In the 1988 Daytona 500, Petty's spectacular crash on Lap 106 hurled parts all over the front stretch at the Daytona International Speedway. Incredibly, after so many flips, Petty walked away with no serious injuries. The crash was similar to the accident suffered by Bobby Allison during the 1987 Winston 500 at Talladega Superspeedway in that both cars became airborne after turning sideways, and both cars damaged the spectator fencing (though Petty's crash did much less damage to the fencing). Petty's car became airborne despite the use of the carburetor restrictor plate, which was mandated by NASCAR for races at Talladega Superspeedway and Daytona International Speedway just prior to the start of the 1988 season.

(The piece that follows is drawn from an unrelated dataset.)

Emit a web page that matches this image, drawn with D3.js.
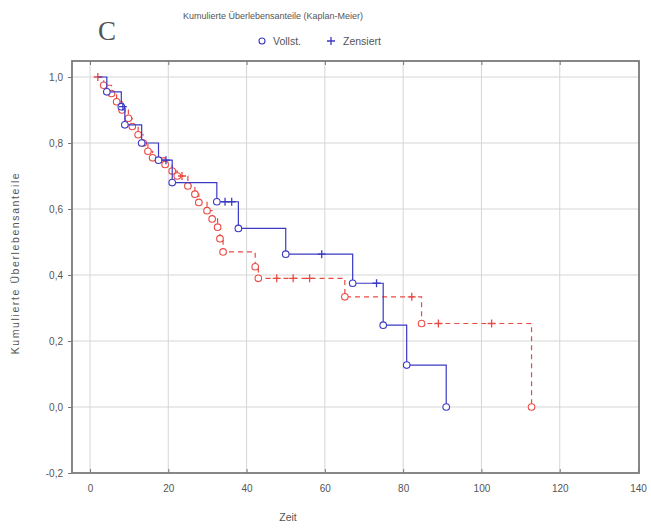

Richard Petty is currently a spokesman for Cheerios and GlaxoSmithKline with both Nicorette and Goody's Headache Powder. He is almost always seen wearing his trademark sunglasses and a Charlie One Horse hat. In 1996, he was the Republican nominee for North Carolina Secretary of State, but was defeated by State Senator Elaine Marshall in the general election. He is cast as "The King" in the Cars (film) as a 1970 Plymouth Superbird with the number "43". A cereal "43"s was created with Petty information on the boxes.

Accessibility was his hallmark. In a sport, and a sports world, where big stars could and did refuse to sign autographs, Richard made a point of staying until everybody got one.

His work on behalf of his sport and his accessibility to fans are seen as crucial elements of NASCAR's transformation from the dirt tracks of the 1950s to the superspeedways and multi-million dollar sponsorships of today.